Michael's change makes what the user wants possible at all, which is
an improvement over the current situation. You are asking for an
additional improvement, which can be discussed separately from
Michael's change.
But to answer the question anyway:
Sometimes it is better to leave what the user usually wants to do
somewhat hard, because making that specific case easy makes a lot of
other stuff even weirder.
You're essentially proposing:
- that a cast expression like (T) EXPR would not result in a value of
type T, but some other type chosen to save the user's keystrokes, and
- that we make GDB evaluate expressions like `(int *) &main' differently
from the way the compiler does.
Those set off warning bells, for me. You can special-case this stuff
to make the naive user's behavior do the right thing want all you
want.

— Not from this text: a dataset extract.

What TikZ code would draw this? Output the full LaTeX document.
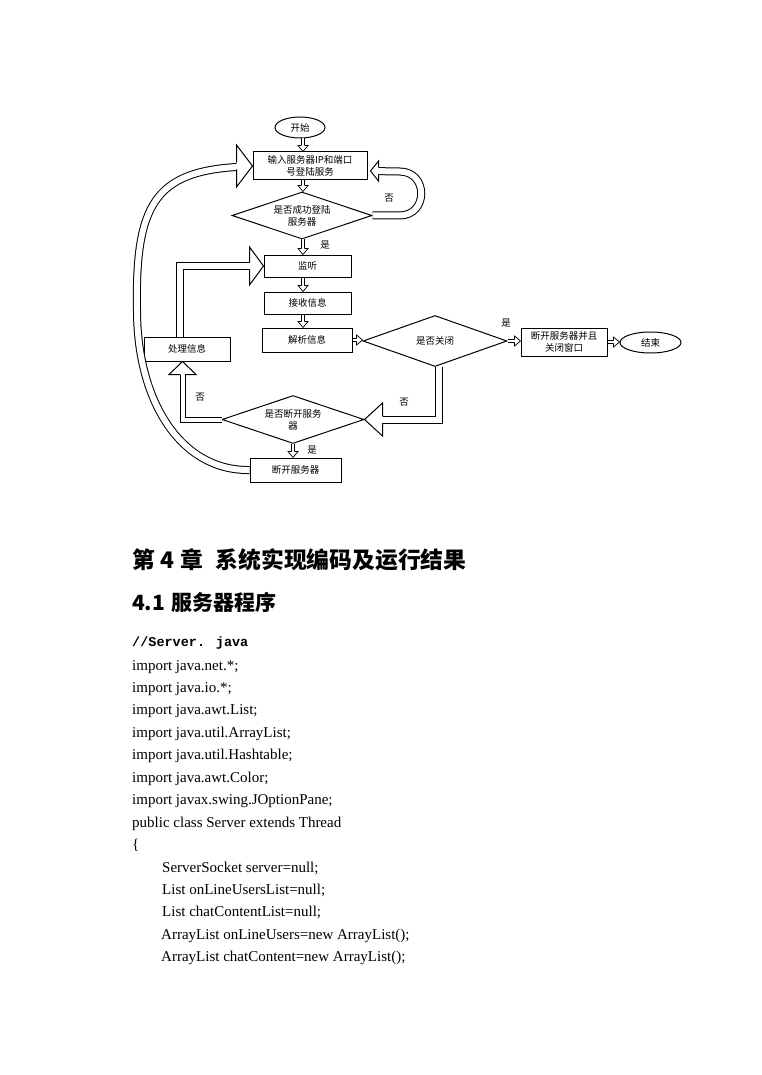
\documentclass[tikz,border=0pt]{standalone}
\usepackage{fontspec}
\setmainfont{Liberation Serif}
\newfontfamily\cjk{Noto Sans CJK SC}
\newfontfamily\monof{Liberation Mono}
\usetikzlibrary{shapes.geometric,calc}
\newcommand{\fc}{\cjk\fontsize{9.5}{12}\selectfont}
% hollow arrow head: tip, angle, length, half width, shaft half width, line width
\newcommand{\hhead}[6]{%
  \fill[white,shift={(#1)},rotate=#2] (0,0) -- (-#3,#4) -- (-#3,-#4) -- cycle;
  \draw[line width=#6,line join=miter,shift={(#1)},rotate=#2] (-#3,#5) -- (-#3,#4) -- (0,0) -- (-#3,-#4) -- (-#3,-#5);
}
\begin{document}
\begin{tikzpicture}[x=1pt,y=-1pt,
  box/.style={draw, line width=1pt, inner sep=0pt, align=center, font=\fc},
  dia/.style={draw, diamond, shape aspect=2.9, line width=1pt, inner sep=0pt, align=center, font=\fc},
  ell/.style={draw, ellipse, line width=1pt, inner sep=0pt, font=\fc},
  bshaft/.style={double=white, double distance=6pt, line width=1pt, line join=miter},
  mshaft/.style={double=white, double distance=4pt, line width=1pt, line join=miter},
  sshaft/.style={double=white, double distance=2.6pt, line width=0.7pt},
  lab/.style={font=\fc, inner sep=0pt},
  code/.style={anchor=base west, inner sep=0pt, font=\fontsize{15}{18}\selectfont}
]
\fill[white] (0,0) rectangle (761,1075);
\useasboundingbox (0,0) rectangle (761,1075);

% ---------- nodes ----------
\node[ell, minimum width=50pt, minimum height=21pt] (start) at (300,127.5) {开始};
\node[box, minimum width=114pt, minimum height=28pt] (shuru) at (310,166) {输入服务器IP和端口\\号登陆服务};
\node[dia, minimum width=140pt, minimum height=47pt] (d1) at (302,215.5) {是否成功登陆\\服务器};
\node[box, minimum width=87pt, minimum height=22pt] (listen) at (307.5,266) {监听};
\node[box, minimum width=87pt, minimum height=22pt] (recv) at (307.5,303) {接收信息};
\node[box, minimum width=90pt, minimum height=24pt] (parse) at (307,340) {解析信息};
\node[dia, minimum width=144pt, minimum height=51pt] (d2) at (435,341) {是否关闭};
\node[box, minimum width=86pt, minimum height=28pt] (close) at (564,342) {断开服务器并且\\关闭窗口};
\node[ell, minimum width=61pt, minimum height=21pt] (end) at (650.5,342.5) {结束};
\node[box, minimum width=86pt, minimum height=24pt] (chuli) at (187,349) {处理信息};
\node[dia, minimum width=142pt, minimum height=48pt] (d3) at (293,419.5) {是否断开服务\\器};
\node[box, minimum width=91pt, minimum height=24pt] (disc) at (295.5,470) {断开服务器};

\coordinate (colx) at (303,0);
\coordinate (v1) at (180,0);
\coordinate (v2) at (438.5,0);
\coordinate (v3) at (182.5,0);

% ---------- small hollow arrows ----------
\draw[sshaft, shorten >=5.5pt] (start.south -| colx) -- (shuru.north -| colx);
\hhead{shuru.north -| colx}{-90}{6}{5}{1.65}{0.7pt}
\draw[sshaft, shorten >=5.5pt] (shuru.south -| colx) -- (d1.north -| colx);
\hhead{d1.north -| colx}{-90}{6}{5}{1.65}{0.7pt}
\draw[sshaft, shorten >=5.5pt] (d1.south -| colx) -- (listen.north -| colx);
\hhead{listen.north -| colx}{-90}{6}{5}{1.65}{0.7pt}
\draw[sshaft, shorten >=5.5pt] (listen.south -| colx) -- (recv.north -| colx);
\hhead{recv.north -| colx}{-90}{6}{5}{1.65}{0.7pt}
\draw[sshaft, shorten >=5.5pt] (recv.south -| colx) -- (parse.north -| colx);
\hhead{parse.north -| colx}{-90}{6}{5}{1.65}{0.7pt}
\draw[sshaft, shorten >=5.5pt] (parse.east) -- (parse.east -| d2.west);
\hhead{parse.east -| d2.west}{0}{6}{5}{1.65}{0.7pt}
\draw[sshaft, shorten >=5.5pt] (d2.east) -- (d2.east -| close.west);
\hhead{d2.east -| close.west}{0}{6}{5}{1.65}{0.7pt}
\draw[sshaft, shorten >=5.5pt] (close.east) -- (close.east -| end.west);
\hhead{close.east -| end.west}{0}{6}{5}{1.65}{0.7pt}
\draw[sshaft, shorten >=5.5pt] (d3.south) -- (disc.north -| d3.south);
\hhead{disc.north -| d3.south}{-90}{6}{5}{1.65}{0.7pt}

% ---------- big hollow arrows ----------
% loop back on failure
\draw[bshaft, shorten >=7.5pt] (d1.east) -- ($(d1.east)+(27,0)$)
  .. controls ($(d1.east)+(56,0)$) and ($(d1.east)+(56,-44)$) .. ($(d1.east)+(27,-44)$)
  -- ($(shuru.east)+(3,5)$);
\hhead{$(shuru.east)+(3,5)$}{180}{8}{10}{3.5}{1pt}
% process -> listen
\draw[bshaft, shorten >=13.5pt] (chuli.north -| v1) |- (listen.west);
\hhead{listen.west}{0}{14}{19}{3.5}{1pt}
% not closed -> disconnect?
\draw[bshaft, shorten >=17.5pt] (d2.south -| v2) |- (d3.east);
\hhead{d3.east}{180}{18}{16.5}{3.5}{1pt}
% not disconnect -> process
\draw[mshaft, shorten >=12.5pt] (d3.west) -| (chuli.south -| v3);
\hhead{chuli.south -| v3}{90}{13}{13.5}{2.5}{1pt}
% disconnect -> back to login
\draw[bshaft, shorten >=15.5pt] (disc.west) .. controls (180,471) and (137,400) .. (137,310)
  .. controls (135,205) and (155,172) .. (shuru.west);
\hhead{shuru.west}{0}{16}{21}{3.5}{1pt}

% ---------- labels ----------
\node[lab] (lno1) at (389,198) {否};
\node[lab] (lyes1) at (325,245) {是};
\node[lab] (lyes2) at (506,323) {是};
\node[lab] (lno2) at (404,402) {否};
\node[lab] (lno3) at (200,397) {否};
\node[lab] (lyes3) at (312,450) {是};

% ---------- text ----------
\node[anchor=base west, inner sep=0pt, font=\cjk\bfseries\fontsize{22.8}{27}\selectfont] (h1) at (132,568.5)
  {第\hspace{6pt}4\hspace{6pt}章\hspace{12pt}系统实现编码及运行结果};
\node[anchor=base west, inner sep=0pt, font=\cjk\bfseries\fontsize{21}{25}\selectfont] (h2) at (132,610)
  {4.1\hspace{6pt}服务器程序};
\node[code, font=\monof\bfseries\fontsize{13.5}{16}\selectfont] (c0) at (132,646) {//Server. java};
\node[code] (c1) at (132,670) {import java.net.*;};
\node[code] (c2) at (132,692.45) {import java.io.*;};
\node[code] (c3) at (132,714.9) {import java.awt.List;};
\node[code] (c4) at (132,737.35) {import java.util.ArrayList;};
\node[code] (c5) at (132,759.8) {import java.util.Hashtable;};
\node[code] (c6) at (132,782.25) {import java.awt.Color;};
\node[code] (c7) at (132,804.7) {import javax.swing.JOptionPane;};
\node[code] (c8) at (132,827.15) {public class Server extends Thread};
\node[code] (c9) at (132,849.6) {\{};
\node[code] (c10) at (162,872.05) {ServerSocket server=null;};
\node[code] (c11) at (162,894.5) {List onLineUsersList=null;};
\node[code] (c12) at (162,916.95) {List chatContentList=null;};
\node[code] (c13) at (161,939.4) {ArrayList onLineUsers=new ArrayList();};
\node[code] (c14) at (161,961.85) {ArrayList chatContent=new ArrayList();};
\end{tikzpicture}
\end{document}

If you've ever had Microsoft Word correct your capitalization
or automatically munge your paragraph formatting, you know what the
resulting systems feel like to use.
In contrast, once you do explain to someone how to do what they want
under Michael's and my proposal, it makes sense, given the
architecture. You can then correctly predict how a half-dozen other
weird things would be done. All the rules you already know about
types apply naturally to the extension.
As I see it, these architectures have a discontinuity that we're
simply not accustomed to, though people in older times wouldn't have
been so surprised. And we've provided a way to accurately describe
that sort of discontinuity; using our system, things "just work" that
can't be made to work without our system.